What is required
Across the entries below, count the lines in which the word "this" occurs. Reply with the count alone.

Input records
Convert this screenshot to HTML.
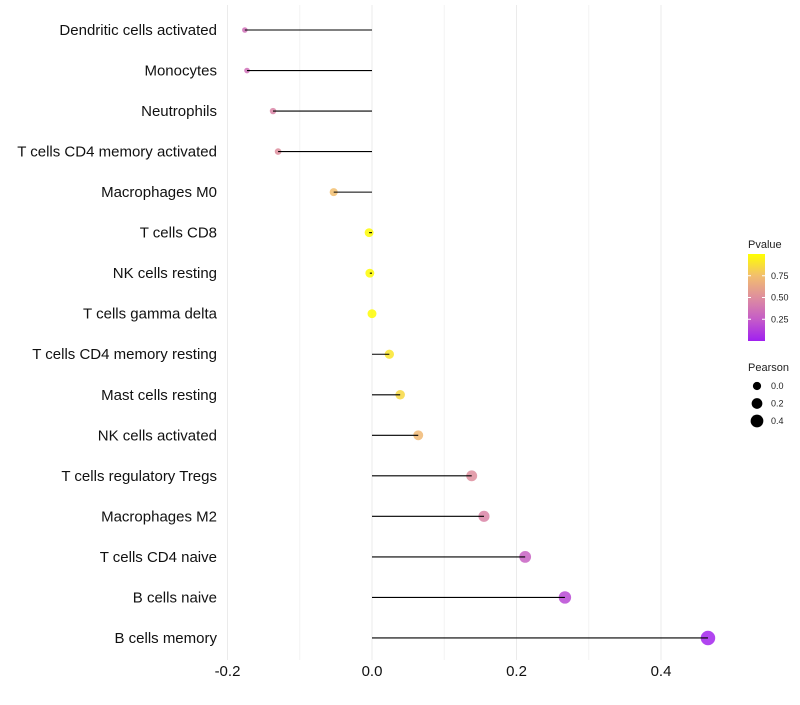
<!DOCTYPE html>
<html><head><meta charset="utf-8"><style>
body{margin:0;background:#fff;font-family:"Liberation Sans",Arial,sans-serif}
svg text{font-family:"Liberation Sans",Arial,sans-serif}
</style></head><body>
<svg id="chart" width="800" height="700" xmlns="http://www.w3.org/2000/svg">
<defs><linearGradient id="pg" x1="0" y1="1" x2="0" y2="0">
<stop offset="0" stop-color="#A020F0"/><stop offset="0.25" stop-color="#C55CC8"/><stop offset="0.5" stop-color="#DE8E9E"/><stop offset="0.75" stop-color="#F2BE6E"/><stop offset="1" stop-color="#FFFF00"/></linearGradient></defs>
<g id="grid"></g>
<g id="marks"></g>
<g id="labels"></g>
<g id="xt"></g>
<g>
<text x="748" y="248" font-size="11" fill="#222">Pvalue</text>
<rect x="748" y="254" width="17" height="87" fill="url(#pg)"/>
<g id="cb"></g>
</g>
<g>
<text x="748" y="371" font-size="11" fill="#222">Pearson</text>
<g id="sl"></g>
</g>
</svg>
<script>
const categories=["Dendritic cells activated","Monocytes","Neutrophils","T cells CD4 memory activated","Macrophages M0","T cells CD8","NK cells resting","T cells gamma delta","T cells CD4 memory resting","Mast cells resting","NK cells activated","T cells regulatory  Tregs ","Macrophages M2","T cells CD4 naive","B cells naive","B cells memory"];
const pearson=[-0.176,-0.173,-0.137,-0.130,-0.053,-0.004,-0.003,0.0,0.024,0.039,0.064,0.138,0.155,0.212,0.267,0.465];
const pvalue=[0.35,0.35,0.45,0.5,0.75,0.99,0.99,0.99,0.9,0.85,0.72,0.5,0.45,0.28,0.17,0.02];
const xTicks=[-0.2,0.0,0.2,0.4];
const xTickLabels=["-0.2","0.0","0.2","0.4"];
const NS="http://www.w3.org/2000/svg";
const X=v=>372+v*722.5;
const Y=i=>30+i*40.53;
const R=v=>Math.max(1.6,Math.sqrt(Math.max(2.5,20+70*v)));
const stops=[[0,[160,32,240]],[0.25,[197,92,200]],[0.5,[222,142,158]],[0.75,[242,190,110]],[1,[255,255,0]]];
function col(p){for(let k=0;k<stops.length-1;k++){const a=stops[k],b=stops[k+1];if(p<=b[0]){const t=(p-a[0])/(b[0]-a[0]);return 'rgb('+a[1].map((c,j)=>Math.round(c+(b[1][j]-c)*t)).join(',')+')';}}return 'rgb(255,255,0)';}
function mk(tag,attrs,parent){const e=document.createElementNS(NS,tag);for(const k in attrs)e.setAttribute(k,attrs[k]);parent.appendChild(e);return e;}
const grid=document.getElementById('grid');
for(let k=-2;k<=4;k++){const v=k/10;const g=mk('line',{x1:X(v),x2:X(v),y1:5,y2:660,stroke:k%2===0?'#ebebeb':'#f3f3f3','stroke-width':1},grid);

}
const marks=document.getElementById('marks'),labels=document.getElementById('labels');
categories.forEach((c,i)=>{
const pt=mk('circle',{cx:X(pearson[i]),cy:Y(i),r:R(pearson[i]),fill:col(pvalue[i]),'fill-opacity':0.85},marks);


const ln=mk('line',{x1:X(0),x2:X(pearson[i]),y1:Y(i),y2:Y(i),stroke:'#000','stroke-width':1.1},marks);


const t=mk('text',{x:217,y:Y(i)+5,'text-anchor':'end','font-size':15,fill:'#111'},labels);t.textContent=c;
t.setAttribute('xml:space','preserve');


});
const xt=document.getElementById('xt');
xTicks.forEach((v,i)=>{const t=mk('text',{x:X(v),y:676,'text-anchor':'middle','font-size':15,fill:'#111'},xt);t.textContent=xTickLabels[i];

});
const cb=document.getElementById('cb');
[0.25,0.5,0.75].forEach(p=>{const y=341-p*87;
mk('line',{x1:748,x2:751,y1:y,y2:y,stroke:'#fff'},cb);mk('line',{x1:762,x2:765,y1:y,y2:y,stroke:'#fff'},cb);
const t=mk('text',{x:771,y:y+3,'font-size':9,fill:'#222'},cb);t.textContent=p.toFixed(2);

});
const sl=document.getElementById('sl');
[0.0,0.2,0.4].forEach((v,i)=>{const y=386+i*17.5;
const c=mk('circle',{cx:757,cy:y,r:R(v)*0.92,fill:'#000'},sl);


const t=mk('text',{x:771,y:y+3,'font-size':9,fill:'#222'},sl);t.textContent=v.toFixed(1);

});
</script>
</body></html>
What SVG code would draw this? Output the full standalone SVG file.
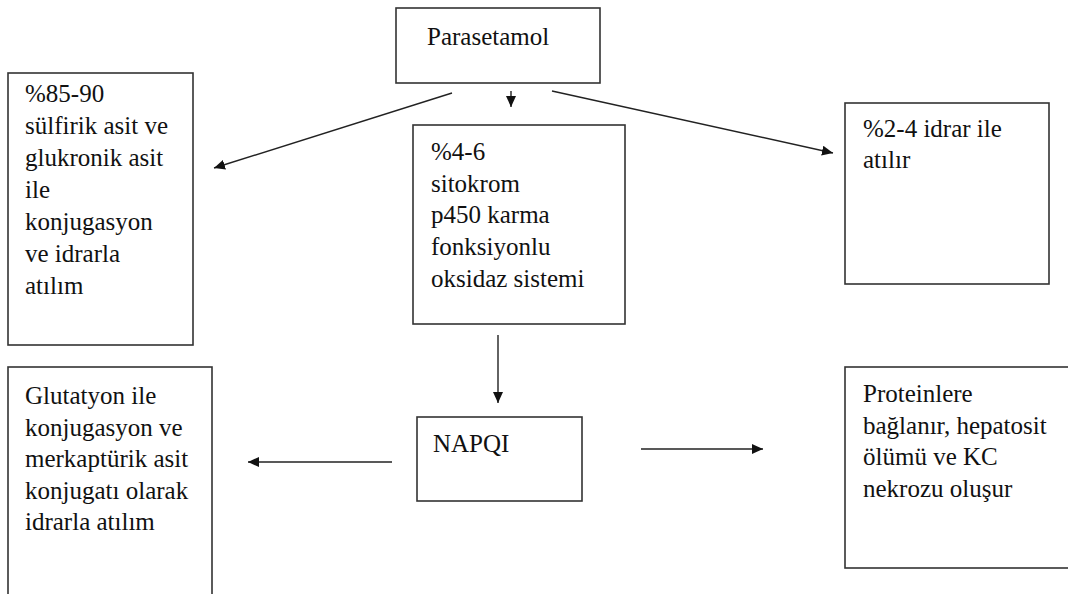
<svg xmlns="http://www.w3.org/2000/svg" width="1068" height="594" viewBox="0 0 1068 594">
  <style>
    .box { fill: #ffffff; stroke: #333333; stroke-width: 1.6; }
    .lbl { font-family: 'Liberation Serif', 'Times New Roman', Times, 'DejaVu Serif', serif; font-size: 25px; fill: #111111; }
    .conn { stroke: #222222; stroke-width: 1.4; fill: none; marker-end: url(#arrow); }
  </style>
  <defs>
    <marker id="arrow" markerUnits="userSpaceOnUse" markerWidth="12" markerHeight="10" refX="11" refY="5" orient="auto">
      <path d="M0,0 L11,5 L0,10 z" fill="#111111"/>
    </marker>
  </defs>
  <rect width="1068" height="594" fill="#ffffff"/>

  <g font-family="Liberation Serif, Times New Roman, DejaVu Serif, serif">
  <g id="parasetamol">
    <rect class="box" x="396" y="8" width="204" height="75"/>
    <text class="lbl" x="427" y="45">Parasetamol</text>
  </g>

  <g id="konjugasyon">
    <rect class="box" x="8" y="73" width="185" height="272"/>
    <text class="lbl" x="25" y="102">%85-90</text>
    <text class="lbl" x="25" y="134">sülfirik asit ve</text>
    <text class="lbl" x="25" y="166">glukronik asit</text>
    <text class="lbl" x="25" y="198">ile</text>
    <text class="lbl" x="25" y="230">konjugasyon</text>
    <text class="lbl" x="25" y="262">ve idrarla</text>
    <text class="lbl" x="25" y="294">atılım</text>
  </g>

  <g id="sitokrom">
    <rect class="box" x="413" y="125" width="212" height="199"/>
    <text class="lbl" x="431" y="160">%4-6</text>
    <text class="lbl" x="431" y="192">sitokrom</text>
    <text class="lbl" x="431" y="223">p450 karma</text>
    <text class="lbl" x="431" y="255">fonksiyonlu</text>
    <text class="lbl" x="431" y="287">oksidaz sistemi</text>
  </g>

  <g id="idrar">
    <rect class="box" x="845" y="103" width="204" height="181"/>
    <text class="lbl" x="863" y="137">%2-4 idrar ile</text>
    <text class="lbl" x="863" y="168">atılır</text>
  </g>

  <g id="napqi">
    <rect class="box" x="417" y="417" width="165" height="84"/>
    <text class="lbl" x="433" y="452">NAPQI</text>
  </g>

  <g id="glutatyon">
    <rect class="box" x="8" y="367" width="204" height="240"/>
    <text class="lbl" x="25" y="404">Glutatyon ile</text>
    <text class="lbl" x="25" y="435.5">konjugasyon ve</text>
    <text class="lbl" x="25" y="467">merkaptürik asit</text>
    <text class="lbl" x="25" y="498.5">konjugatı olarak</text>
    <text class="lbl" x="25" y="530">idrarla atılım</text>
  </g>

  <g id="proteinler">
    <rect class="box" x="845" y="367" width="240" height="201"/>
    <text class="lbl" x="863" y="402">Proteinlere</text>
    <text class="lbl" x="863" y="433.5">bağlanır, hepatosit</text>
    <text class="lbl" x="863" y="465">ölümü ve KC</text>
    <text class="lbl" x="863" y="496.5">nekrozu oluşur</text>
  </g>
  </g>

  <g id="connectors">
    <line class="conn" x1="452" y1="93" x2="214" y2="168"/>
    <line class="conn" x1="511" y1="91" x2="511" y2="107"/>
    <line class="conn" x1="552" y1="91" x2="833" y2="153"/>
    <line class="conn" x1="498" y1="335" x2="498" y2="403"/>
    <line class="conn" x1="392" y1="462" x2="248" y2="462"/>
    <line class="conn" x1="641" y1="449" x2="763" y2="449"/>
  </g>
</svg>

Output of the task
2